右と左 n-たび セリンガーの左右
セリンガーの"A survey of graphical languages for monoidal categories"を眺めていて気付いた。彼は、右肩に星が付くA*を「右双対」と呼んでる。
復習:まず、白旗さんの "A sequent calculus for compact closed categories" (http://citeseer.ist.psu.edu/shirahata96sequent.html)
Definition 1
In a monoidal category, a left adjoint of an object A is an object A* with maps
- dA:I→A×A* (unit)
- eA:A*×A→I (counit)
such that ...
次にバカキリ本:
(p.29)
DEFINITION 2.1.1Let C be a monoidal category and V be an object in C. A right dual to V is an object V* with two morphisms
- (2.1.3) eV:V*×V→1,
- (2.1.4) iV:1→V×V*,
such that ...
で、セリンガーのテキスト:
(p.18)
Definition ([17]).

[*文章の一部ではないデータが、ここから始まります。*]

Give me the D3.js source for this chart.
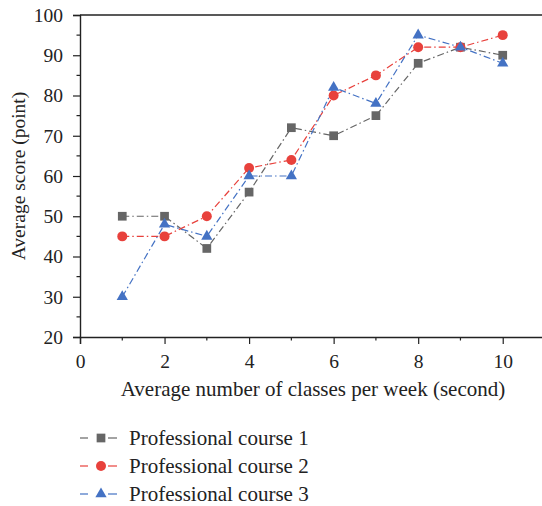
<!DOCTYPE html>
<html><head><meta charset="utf-8">
<script src="https://cdn.jsdelivr.net/npm/d3@7"></script>
<style>body{margin:0;background:#fff}svg{display:block}text{font-family:"Liberation Serif","DejaVu Serif",serif;fill:#222}</style>
</head><body><svg id="c" width="542" height="506"></svg>
<script>
const xValues = [1,2,3,4,5,6,7,8,9,10];
const course1 = [50,50,42,56,72,70,75,88,92,90];
const course2 = [45,45,50,62,64,80,85,92,92,95];
const course3 = [30,48,45,60,60,82,78,95,92,88];
const seriesNames = ["Professional course 1","Professional course 2","Professional course 3"];
const xTicks = [0,2,4,6,8,10];
const yTicks = [20,30,40,50,60,70,80,90,100];

const colors = ["#666666","#e8413c","#4472c4"];
const shapes = [d3.symbolSquare, d3.symbolCircle, d3.symbolTriangle];
const sizes = [76, 78, 55];
const svg = d3.select("#c");
const x = d3.scaleLinear().domain([0,11]).range([80,545]);
const y = d3.scaleLinear().domain([20,100]).range([337,15]);

const g = svg.append("g");
g.selectAll(".ym").data(d3.range(25,100,10)).join("line")
  .attr("x1",80).attr("x2",76.5).attr("y1",d=>y(d)).attr("y2",d=>y(d)).attr("stroke","#222").attr("stroke-width",1.2);
g.selectAll(".xm").data(d3.range(1,11,2)).join("line")
  .attr("y1",337).attr("y2",340.5).attr("x1",d=>x(d)).attr("x2",d=>x(d)).attr("stroke","#222").attr("stroke-width",1.2);

const yAxis = svg.append("g").attr("transform","translate(80,0)")
  .call(d3.axisLeft(y).tickValues(yTicks).tickSize(7).tickPadding(10));
const xAxis = svg.append("g").attr("transform","translate(0,337)")
  .call(d3.axisBottom(x).tickValues(xTicks).tickSize(7).tickPadding(10));
[yAxis,xAxis].forEach(a=>{
  a.select(".domain").attr("stroke","#222").attr("stroke-width",1.4);
  a.selectAll(".tick line").attr("stroke","#222").attr("stroke-width",1.2);
  a.selectAll("text").style("font-family",'"Liberation Serif",serif').attr("font-size",19.5).attr("fill","#222");
});
svg.append("line").attr("x1",80).attr("x2",542).attr("y1",15).attr("y2",15).attr("stroke","#222").attr("stroke-width",1.4);

svg.append("text").attr("transform","translate(25,176) rotate(-90)").attr("text-anchor","middle").attr("font-size",19.5).text("Average score (point)");
svg.append("text").attr("x",313).attr("y",396).attr("text-anchor","middle").attr("font-size",21).text("Average number of classes per week (second)");

const data = [course1,course2,course3];
const line = d3.line().x((d,i)=>x(xValues[i])).y(d=>y(d));
data.forEach((s,k)=>{
  svg.append("path").datum(s).attr("d",line).attr("fill","none").attr("stroke",colors[k])
    .attr("stroke-width",1.2).attr("stroke-dasharray","7,3,1.5,3");
});
data.forEach((s,k)=>{
  svg.selectAll(null).data(s).join("path")
    .attr("transform",(d,i)=>`translate(${x(xValues[i])},${y(d)})`)
    .attr("d",d3.symbol().type(shapes[k]).size(sizes[k])).attr("fill",colors[k]);
});

seriesNames.forEach((n,k)=>{
  const ly = 438 + k*28;
  const lg = svg.append("g");
  lg.append("line").attr("x1",80).attr("x2",88).attr("y1",ly).attr("y2",ly).attr("stroke",colors[k]).attr("stroke-width",1.2);
  lg.append("line").attr("x1",108).attr("x2",117).attr("y1",ly).attr("y2",ly).attr("stroke",colors[k]).attr("stroke-width",1.2);
  lg.append("path").attr("transform",`translate(101,${ly})`).attr("d",d3.symbol().type(shapes[k]).size(sizes[k])).attr("fill",colors[k]);
  lg.append("text").attr("x",129).attr("y",ly+7).attr("font-size",21).text(n);
});
</script></body></html>
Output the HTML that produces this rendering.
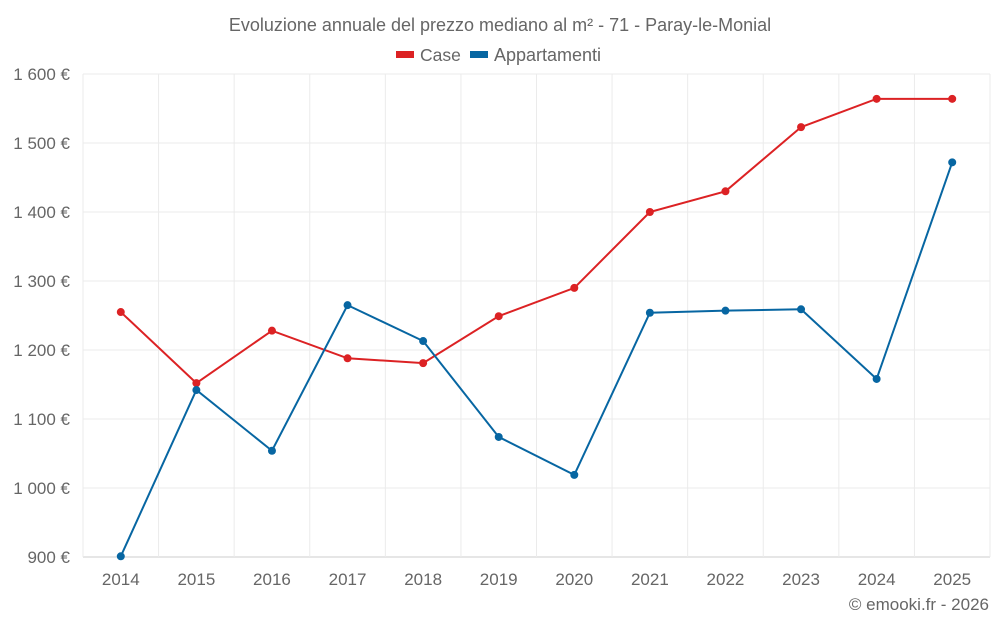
<!DOCTYPE html>
<html><head><meta charset="utf-8"><style>
html,body{margin:0;padding:0;background:#fff;}
body{width:1000px;height:625px;overflow:hidden;font-family:"Liberation Sans",sans-serif;}
</style></head><body>
<svg id="chart" width="1000" height="625" xmlns="http://www.w3.org/2000/svg" font-family="Liberation Sans, sans-serif">
<text x="500" y="31" text-anchor="middle" font-size="18" fill="#666">Evoluzione annuale del prezzo mediano al m² - 71 - Paray-le-Monial</text>
<g>
<g><rect x="396" y="51" width="18" height="7" fill="#dc2224"/><text x="420" y="61" font-size="17.5" fill="#666">Case</text></g>
<g><rect x="470" y="51" width="18" height="7" fill="#0766a2"/><text x="494" y="61" font-size="18" fill="#666">Appartamenti</text></g>
</g>
<g id="grid"></g>
<g id="axes"></g>
<g id="series"></g>
<text x="989" y="610" text-anchor="end" font-size="17" fill="#666">© emooki.fr - 2026</text>
</svg>
<script>
const years = ["2014","2015","2016","2017","2018","2019","2020","2021","2022","2023","2024","2025"];
const caseValues = [1255,1152,1228,1188,1181,1249,1290,1400,1430,1523,1564,1564];
const apptValues = [901,1142,1054,1265,1213,1074,1019,1254,1257,1259,1158,1472];
const yTicks = [900,1000,1100,1200,1300,1400,1500,1600];
const yTickLabels = ["900 €","1 000 €","1 100 €","1 200 €","1 300 €","1 400 €","1 500 €","1 600 €"];

const NS="http://www.w3.org/2000/svg";
const L=83,R=990,T=74,B=557,yMin=900,yMax=1600;
const step=(R-L)/years.length;
const x=i=>L+step*(i+0.5);
const y=v=>B-(v-yMin)/(yMax-yMin)*(B-T);
function mk(tag,attrs,parent){const e=document.createElementNS(NS,tag);for(const k in attrs)e.setAttribute(k,attrs[k]);parent.appendChild(e);return e;}
const grid=document.getElementById('grid'),axes=document.getElementById('axes'),series=document.getElementById('series');
yTicks.forEach((t,i)=>{
  const g=mk('line',{x1:L,x2:R,y1:y(t),y2:y(t),stroke:i===0?'#ccc':'#ebebeb','stroke-width':1},grid);
  
  
  const tx=mk('text',{x:70,y:y(t)+6,'text-anchor':'end','font-size':17,fill:'#666'},axes);
  tx.textContent=yTickLabels[i];
  
  
});
for(let i=0;i<=years.length;i++){
  const g=mk('line',{x1:L+step*i,x2:L+step*i,y1:T,y2:B,stroke:'#ebebeb','stroke-width':1},grid);
  
  
}
years.forEach((yr,i)=>{
  const tx=mk('text',{x:x(i),y:585,'text-anchor':'middle','font-size':17,fill:'#666'},axes);
  tx.textContent=yr;
  
  
});
function drawSeries(vals,color,name){
  const p=mk('polyline',{points:vals.map((v,i)=>x(i)+','+y(v)).join(' '),fill:'none',stroke:color,'stroke-width':2},series);
  
  
  vals.forEach((v,i)=>{
    const c=mk('circle',{cx:x(i),cy:y(v),r:4,fill:color},series);
    
    
  });
}
drawSeries(caseValues,'#dc2224','case');
drawSeries(apptValues,'#0766a2','appartamenti');
</script>
</body></html>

In a (without loss of generality strict) monoidal category, an exact pairing between two objects A and B is given by a pair of morphisms η: I → B×A and ε: A×B → I, such that the following two adjunction triangles commute: ... (4.1)In such an exact pairing, B is called the right dual of A and A is called the left dual of B.
用語と記号を合わせて、余単位を書いてみると:
- 白旗さん A*はAの左双対 A*×A→I
- バカキリ A*はAの右双対 A*×A→I
- セリンガー A*はAの右双対 A×A*→I
状況は悲劇的; 白旗さんとバカキリの定義は同じだが左右が逆、バカキリとセリンガーは同じ言葉に逆の定義。統一されているどころか、考えられるすべてのバラエティがある。
「右肩星なら右双対」は憶えやすいからいいのだが、A*×A と A×A* のどっちがいいかは趣味の問題か。A*×A が多いような気がするし、線形代数の双対とペアリングとの相性はいい、<x, f> より <f, x> のほうが多いだろう。
ところで、ストリートのように、双対と随伴を区別しないとどうなるか? F -| U のとき、UはFの右随伴と呼ぶべきだろう。UをF*と書くことにすると、余単位は、ε:F・F*→I となる。ここで、・は反図式順の関手結合。つまり、非対称テンソル積を反図式順結合にするなら、セリンガーの用法と整合する。一方、図式順結合を採用すると、ε:*U;U→I となり、また違う記法になってしまう。
どうやってもうまくいかないのだが、現状での僕の態度としては、
- 右双対は右肩の星(憶えやすい)
- 右双対は余単位の定義域の右側に置く
- 右随伴は -| の右に置く
- 左右を整合的にするために、テンソル積としては反図式順結合を採用する
なお、⊥が双対化対象のとき
- *A = ⊥ o-- A = ⊥A
- A* = A --o ⊥ = A⊥
だと思う。このときはやっぱり左右がひっくり返る。全面的に左右を揃えるのは所詮無理なのだ。